Horoscope: What D-Hall fry iteration are you?

Scarlet & Black 2024-09-23

Aries: Buffalo fries

March 21-April 19 

While you’re not always everybody’s first choice, you are the first of the zodiac signs, and with that comes great power. You’re bold on the taste front, and we won’t lie — we are intimidated by your drive. Now go get yourself some hot wings and yap about your latest win.

 

Taurus: Seasoned curly fries 

April 20-May 20 

You might have a roundabout way of getting to the point, but you are weathered and wise. You contain spiraling amounts of information in that big ol’ brain of yours. Don’t let anyone ruin your wicked curl game.

 

Gemini: Jalapeño cheddar bites

May 21-June 20

Upon first bite, you’re pretty sweet, but after the jalapeño hits, we’re second guessing our taste buds.

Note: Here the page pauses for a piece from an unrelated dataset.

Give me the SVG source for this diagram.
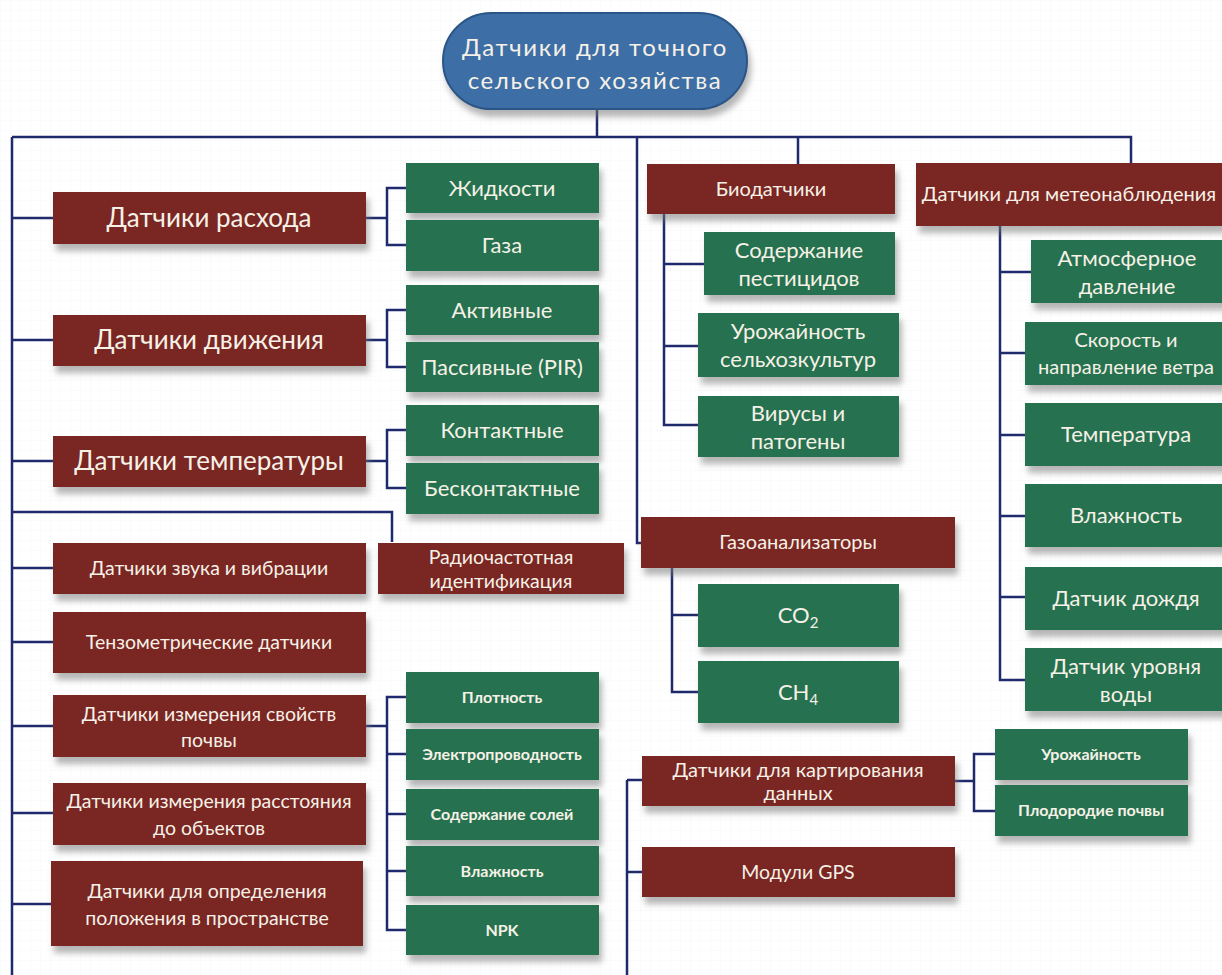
<svg xmlns="http://www.w3.org/2000/svg" width="1222" height="975" viewBox="0 0 1222 975">
<defs>
<pattern id="grid" width="10" height="10" patternUnits="userSpaceOnUse">
<path d="M10 0H0V10" fill="none" stroke="#f0f2f5" stroke-width="0.7"/>
</pattern>
<filter id="sh" x="-10%" y="-20%" width="125%" height="160%">
<feDropShadow dx="3" dy="7" stdDeviation="3" flood-color="#7a7a7a" flood-opacity="0.55"/>
</filter>
</defs>
<style>
.r{fill:#7a2622;filter:url(#sh)}
.g{fill:#27714f;filter:url(#sh)}
.b{fill:#3d6ea6;stroke:#2b5687;stroke-width:2;filter:url(#sh)}
text{font-family:Lato,"Noto Sans",sans-serif;fill:#f6f1e7;text-anchor:middle}
.t0{font-size:24px;letter-spacing:1.6px}
.tL{font-size:26px}
.tM{font-size:22px}
.tS{font-size:19.5px}
.tX{font-size:20px}
.tXS{font-size:16px;font-weight:bold}
.c{fill:none;stroke:#1f2a6c;stroke-width:2.5}
</style>
<rect width="1222" height="975" fill="#ffffff"/>
<rect width="1222" height="975" fill="url(#grid)"/>

<g id="connectors">
<path class="c" d="M597 108V137M12 137H1131V163M798 137V164M637 137V543H641M12 137V975"/>
<path class="c" d="M12 218H53M12 340H53M12 461H53M12 568H53M12 642H53M12 726H53M12 813H53M12 904H51"/>
<path class="c" d="M12 512H392V542"/>
<path class="c" d="M366 218H387M406 188H387V245H406"/>
<path class="c" d="M366 340H387M406 310H387V367H406"/>
<path class="c" d="M366 461H387M406 430H387V488H406"/>
<path class="c" d="M366 726H387M406 697H387V930H406M387 754H406M387 814H406M387 871H406"/>
<path class="c" d="M664 214V425H698M664 264H704M664 346H698"/>
<path class="c" d="M1000 226V680H1025M1000 272H1031M1000 353H1025M1000 435H1025M1000 516H1025M1000 597H1025"/>
<path class="c" d="M672 568V692H698M672 615H698"/>
<path class="c" d="M955 781H974M995 754H974V811H995"/>
<path class="c" d="M627 780V975M627 780H642M627 872H642"/>
</g>

<g id="root"><rect class="b" x="443" y="13" width="304" height="96" rx="48"/>
<text class="t0" x="595" y="56">Датчики для точного</text>
<text class="t0" x="595" y="89">сельского хозяйства</text></g>

<g id="rashod"><rect class="r" x="53" y="192" width="313" height="52"/><text class="tL" x="209" y="227">Датчики расхода</text></g>
<g id="zhidkosti"><rect class="g" x="406" y="163" width="193" height="50"/><text class="tM" x="502" y="196">Жидкости</text></g>
<g id="gaza"><rect class="g" x="406" y="220" width="193" height="51"/><text class="tM" x="502" y="253">Газа</text></g>

<g id="dvizh"><rect class="r" x="53" y="315" width="313" height="51"/><text class="tL" x="209" y="349">Датчики движения</text></g>
<g id="aktiv"><rect class="g" x="406" y="285" width="193" height="50"/><text class="tM" x="502" y="318">Активные</text></g>
<g id="passiv"><rect class="g" x="406" y="342" width="193" height="50"/><text class="tM" x="502" y="375">Пассивные (PIR)</text></g>

<g id="temp"><rect class="r" x="53" y="436" width="313" height="51"/><text class="tL" x="209" y="470">Датчики температуры</text></g>
<g id="kontakt"><rect class="g" x="406" y="405" width="193" height="51"/><text class="tM" x="502" y="438">Контактные</text></g>
<g id="beskontakt"><rect class="g" x="406" y="463" width="193" height="51"/><text class="tM" x="502" y="496">Бесконтактные</text></g>

<g id="zvuk"><rect class="r" x="53" y="543" width="313" height="51"/><text class="tS" x="209" y="575">Датчики звука и вибрации</text></g>
<g id="rfid"><rect class="r" x="378" y="543" width="246" height="51"/><text class="tS" x="501" y="564">Радиочастотная</text><text class="tS" x="501" y="588">идентификация</text></g>
<g id="tenzo"><rect class="r" x="53" y="612" width="313" height="61"/><text class="tS" x="209" y="649">Тензометрические датчики</text></g>
<g id="pochva"><rect class="r" x="53" y="695" width="313" height="62"/><text class="tS" x="209" y="721">Датчики измерения свойств</text><text class="tS" x="209" y="747">почвы</text></g>
<g id="rasst"><rect class="r" x="53" y="783" width="313" height="62"/><text class="tS" x="209" y="808">Датчики измерения расстояния</text><text class="tS" x="209" y="835">до объектов</text></g>
<g id="polozh"><rect class="r" x="51" y="861" width="312" height="85"/><text class="tS" x="207" y="898">Датчики для определения</text><text class="tS" x="207" y="925">положения в пространстве</text></g>

<g id="plotn"><rect class="g" x="406" y="672" width="193" height="51"/><text class="tXS" x="502" y="703">Плотность</text></g>
<g id="elektro"><rect class="g" x="406" y="729" width="193" height="51"/><text class="tXS" x="502" y="760">Электропроводность</text></g>
<g id="soli"><rect class="g" x="406" y="789" width="193" height="51"/><text class="tXS" x="502" y="820">Содержание солей</text></g>
<g id="vlazh1"><rect class="g" x="406" y="846" width="193" height="50"/><text class="tXS" x="502" y="877">Влажность</text></g>
<g id="npk"><rect class="g" x="406" y="905" width="193" height="50"/><text class="tXS" x="502" y="936">NPK</text></g>

<g id="bio"><rect class="r" x="647" y="164" width="248" height="50"/><text class="tX" x="771" y="196">Биодатчики</text></g>
<g id="pest"><rect class="g" x="704" y="232" width="191" height="63"/><text class="tM" x="799" y="258">Содержание</text><text class="tM" x="799" y="286">пестицидов</text></g>
<g id="urozh"><rect class="g" x="698" y="313" width="201" height="64"/><text class="tM" x="798" y="339">Урожайность</text><text class="tM" x="798" y="367">сельхозкультур</text></g>
<g id="virus"><rect class="g" x="698" y="396" width="201" height="61"/><text class="tM" x="798" y="421">Вирусы и</text><text class="tM" x="798" y="449">патогены</text></g>

<g id="gas"><rect class="r" x="641" y="517" width="314" height="51"/><text class="tX" x="798" y="549">Газоанализаторы</text></g>
<g id="co2"><rect class="g" x="698" y="584" width="201" height="63"/><text class="tM" x="798" y="623">CO<tspan font-size="15" dy="5">2</tspan></text></g>
<g id="ch4"><rect class="g" x="698" y="661" width="201" height="62"/><text class="tM" x="798" y="700">CH<tspan font-size="15" dy="5">4</tspan></text></g>

<g id="meteo"><rect class="r" x="916" y="163" width="310" height="63"/><text class="tX" x="1069" y="201">Датчики для метеонаблюдения</text></g>
<g id="atm"><rect class="g" x="1031" y="240" width="195" height="63"/><text class="tM" x="1127" y="266">Атмосферное</text><text class="tM" x="1127" y="294">давление</text></g>
<g id="veter"><rect class="g" x="1025" y="322" width="201" height="63"/><text class="tX" x="1126" y="347">Скорость и</text><text class="tX" x="1126" y="374">направление ветра</text></g>
<g id="temp2"><rect class="g" x="1025" y="403" width="201" height="63"/><text class="tM" x="1126" y="442">Температура</text></g>
<g id="vlazh2"><rect class="g" x="1025" y="484" width="201" height="63"/><text class="tM" x="1126" y="523">Влажность</text></g>
<g id="dozhd"><rect class="g" x="1025" y="567" width="201" height="63"/><text class="tM" x="1126" y="606">Датчик дождя</text></g>
<g id="voda"><rect class="g" x="1025" y="648" width="201" height="63"/><text class="tM" x="1126" y="674">Датчик уровня</text><text class="tM" x="1126" y="702">воды</text></g>

<g id="kart"><rect class="r" x="642" y="756" width="313" height="50"/><text class="tX" x="798" y="777">Датчики для картирования</text><text class="tX" x="798" y="800">данных</text></g>
<g id="urozh2"><rect class="g" x="995" y="729" width="193" height="51"/><text class="tXS" x="1091" y="760">Урожайность</text></g>
<g id="plodor"><rect class="g" x="995" y="785" width="193" height="51"/><text class="tXS" x="1091" y="816">Плодородие почвы</text></g>
<g id="gps"><rect class="r" x="642" y="847" width="313" height="50"/><text class="tS" x="798" y="879">Модули GPS</text></g>
</svg>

Maybe we’ve just grown accustomed to a midwestern spice tolerance, but you’ve got a kick, Gemini.

 

Cancer: Hush puppies 

June 21-July 22 

It may be in the name, but you’re no silent pushover. You radiate slightly small, sad dog energy, but are unexpectedly mischievous and attract people with your quiet strength and emotional depth.

 

Leo: Onion rings 

July 23-August 22 

It’s up for debate whether onion rings can be considered fries, but it’s just like a Leo to assert their presence without really worrying about that. To match your lion’s mane, the crispy edges of the onion ring are something the foremost onion ring critic Lorde would herself die for, so take that as a compliment.

 

Virgo: Sweet potato waffle fries 

August 23-September 22 

Systematic yet criss-crossed, your personality can confuse others. However, those who love you point to your sweet, mild flavor and your way of telling others just what they need to hear.

 

Libra: Crinkle cut fries 

September 23-October 22  

There’s an art to the way these fries look — perfectly crisp, wouldn’t you agree? Of course you would — you’re a Libra who values artistic expression and style. This fry’s flair for the spectacular has you reaching for it every time.

 

Scorpio: Mojo fries

October 23-November 21

Underneath the dynamic blend of garlic and thyme, you pull others to you with that magnetic charm no one can resist. Your friends would battle the 12 p.m. D-Hall lines for you because they know you would do the same for them.

 

Sagittarius: Potato fries ultimate crisp

November 22-December 21 

Just like how this fry quests into unexplored territory — “What if we were really, really ultimately crispy?” — you’re never satisfied with the expected and mundane. People can’t help but notice your vibrance.

 

Capricorn: Battered sea salt and pepper fries

December 22-January 19 

At first glance this fry seems simple and straightforward — boring, even. However, each bite brings dancing notes of salt and pepper. Just like this fry, you just need to get to know a Capricorn to meet their wild side.

 

Aquarius: Sour cream and chives fries

January 20-February 18 

You’re only on the menu every so often, representing the very human and very Aquarian desire to go against the grain. That onion-y bite cuts through your smooth exterior to create something far more interesting.

 

Pisces: Sidewinder beer battered fries

February 19-March 20 

You’re tasteful but also have a kick. Your radiant energy and abundant lore reflect the nature of the beer battered fry, worn but strong and insightful at the same time. Crack one open while you’re munching on this D-Hall delicacy.